To: LibWhacker
So if I understand this correctly, the bullet would push the fabric into the body causing all kinds of damage, but the fabric won't break?
What am I getting wrong here?
7 posted on
11/23/2006 12:26:00 PM PST by
bnelson44
(Proud parent of a tanker! (Welcome Home, son! You and your comrades are our heroes!))
To: bnelson44
Could be wrong, but I'm assuming the nanotubes spread out the energy of the impact over the whole shirt.
To: bnelson44
My guess is that a really bad bruise is usually going to be better than a perforation and a large exit wound.
9 posted on
11/23/2006 12:33:13 PM PST by
NearlyNormal
(Our military wins wars, the liberals and their MSM lose them.)
To: bnelson44
So if I understand this correctly, the bullet would push the fabric into the body causing all kinds of damage, but the fabric won't break?Precisely ... the fabric may not allow the projectile to penetrate ... but the material is so thin it will allow the projectile to push the fabric well into the body tissue.
14 posted on
11/23/2006 12:53:23 PM PST by
BluH2o
To: bnelson44
Forgive the source, I had to get this from Wikipedia.
http://en.wikipedia.org/wiki/Silk
Mongols used silk as part of the under-armor garments. Silk is so tough that it was actually used as very light armor, although its special use (the big secret) was to stop arrow penetration into the body. The silk would stop an arrow from penetrating far enough into the body to be lethal; and the arrow could then be pulled out of the wound by tugging on the unbroken silk.
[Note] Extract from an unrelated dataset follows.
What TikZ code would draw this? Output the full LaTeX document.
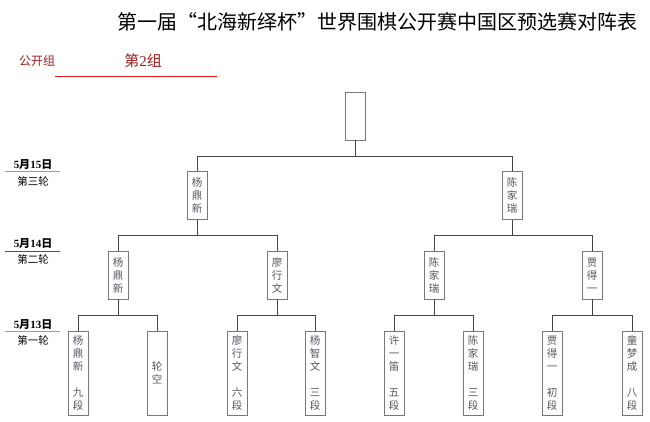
\documentclass[tikz,border=0pt]{standalone}
\usepackage{fontspec}
\setmainfont{Liberation Serif}
\newfontfamily\cjk{Noto Sans CJK SC}
\definecolor{darkred}{RGB}{150,30,30}
\definecolor{linered}{RGB}{230,20,20}
\definecolor{linepink}{RGB}{240,120,120}
\definecolor{boxgray}{RGB}{120,120,120}
\definecolor{namegray}{RGB}{85,85,95}
\definecolor{conngray}{RGB}{70,70,70}
\begin{document}
\begin{tikzpicture}[x=1pt,y=-1pt,
  box/.style={draw=boxgray, line width=0.8pt, minimum width=20pt, inner sep=0pt,
    font=\fontsize{10.5}{13}\selectfont\cjk, text=namegray, align=center},
  sbox/.style={box, minimum height=48pt},
  lbox/.style={box, minimum height=84pt},
  conn/.style={draw=conngray, line width=1pt},
  datelbl/.style={font=\fontsize{11}{13}\selectfont\bfseries, text=black, inner sep=0pt},
  roundlbl/.style={font=\fontsize{10.5}{12}\selectfont\cjk, text=black, inner sep=0pt}
]
\useasboundingbox (0,0) rectangle (650,422);
% title
\node[font=\fontsize{20}{24}\selectfont\cjk, inner sep=0pt] (title) at (377,22) {第一届“北海新绎杯”世界围棋公开赛中国区预选赛对阵表};
\node[font=\fontsize{12}{14}\selectfont\cjk, text=darkred, inner sep=0pt] (grp) at (37,61) {公开组};
\node[font=\fontsize{15}{18}\selectfont, text=darkred, inner sep=0pt] (grp2) at (143,61) {{\cjk 第}2{\cjk 组}};
\coordinate (u1) at (55,76); \coordinate (u2) at (217,76);
\draw[linered, line width=0.8pt] (u1) -- (u2);
% date labels
\node[datelbl] (d3) at (33,165) {5{\cjk 月}15{\cjk 日}};
\coordinate (l3a) at (5,172); \coordinate (l3b) at (60,172);
\draw[linepink, line width=1pt] (l3a) -- (l3b);
\node[roundlbl] (r3) at (33,181) {第三轮};
\node[datelbl] (d2) at (33,244) {5{\cjk 月}14{\cjk 日}};
\coordinate (l2a) at (5,251); \coordinate (l2b) at (60,251);
\draw[linered, line width=0.8pt] (l2a) -- (l2b);
\node[roundlbl] (r2) at (33,259) {第二轮};
\node[datelbl] (d1) at (33,325) {5{\cjk 月}13{\cjk 日}};
\coordinate (l1a) at (5,331); \coordinate (l1b) at (60,331);
\draw[linepink, line width=1pt] (l1a) -- (l1b);
\node[roundlbl] (r1) at (33,340) {第一轮};
% boxes
\node[sbox] (t) at (355,116) {};
\node[sbox] (s1) at (197,195.5) {杨\\鼎\\新};
\node[sbox] (s2) at (512,195.5) {陈\\家\\瑞};
\node[sbox] (q1) at (118,275) {杨\\鼎\\新};
\node[sbox] (q2) at (277,275) {廖\\行\\文};
\node[sbox] (q3) at (434,275) {陈\\家\\瑞};
\node[sbox] (q4) at (592,275) {贾\\得\\一};
\node[lbox] (p1) at (78,373) {杨\\鼎\\新\\[13pt]九\\段};
\node[lbox] (p2) at (157,373) {轮\\空};
\node[lbox] (p3) at (237,373) {廖\\行\\文\\[13pt]六\\段};
\node[lbox] (p4) at (315,373) {杨\\智\\文\\[13pt]三\\段};
\node[lbox] (p5) at (394,373) {许\\一\\笛\\[13pt]五\\段};
\node[lbox] (p6) at (473,373) {陈\\家\\瑞\\[13pt]三\\段};
\node[lbox] (p7) at (552,373) {贾\\得\\一\\[13pt]初\\段};
\node[lbox] (p8) at (632,373) {童\\梦\\成\\[13pt]八\\段};
% connectors
\draw[conn] (t.south) -- ++(0,16) coordinate (j0);
\draw[conn] (s1.north) |- (j0) -| (s2.north);
\draw[conn] (s1.south) -- ++(0,16) coordinate (j1);
\draw[conn] (q1.north) |- (j1) -| (q2.north);
\draw[conn] (s2.south) -- ++(0,16) coordinate (j2);
\draw[conn] (q3.north) |- (j2) -| (q4.north);
\draw[conn] (q1.south) -- ++(0,16) coordinate (k1);
\draw[conn] (p1.north) |- (k1) -| (p2.north);
\draw[conn] (q2.south) -- ++(0,16) coordinate (k2);
\draw[conn] (p3.north) |- (k2) -| (p4.north);
\draw[conn] (q3.south) -- ++(0,16) coordinate (k3);
\draw[conn] (p5.north) |- (k3) -| (p6.north);
\draw[conn] (q4.south) -- ++(0,16) coordinate (k4);
\draw[conn] (p7.north) |- (k4) -| (p8.north);
\end{tikzpicture}
\end{document}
The added advantage to this is that there would be no contact between the arrowhead and the interior of the body; thus it reduces the incidence of infected wounds.
There would be perforation with this nanotube armor, but a great deal less trauma than a through and through wound channel.
18 posted on
11/23/2006 1:14:41 PM PST by
Dr.Zoidberg
(Mohammedism - Bringing you only the best of the 6th century for fourteen hundred years.)
To: bnelson44
the bullet would push the fabric into the body causing all kinds of damage, but the fabric won't break?hmmm..Seems so, Massive internal injuries (broken bones/ruptured organs....dead person)
...bright side..no holes / tears in the Tee-shirt.
31 posted on
11/23/2006 2:59:57 PM PST by
skinkinthegrass
(Just b/c your paranoid; Doesn't mean they're NOT out to get you. :^)
To: bnelson44
Other materials such as fluids with extremely high shear forces would probably be added so that the result would be like wearing a thin, flexible suit of armor that would harden in an instant and dissipate the mechanical force of impact into chemical and thermal energy. The concept is contrary to common sense and it took me several readings and some thought before I understood it.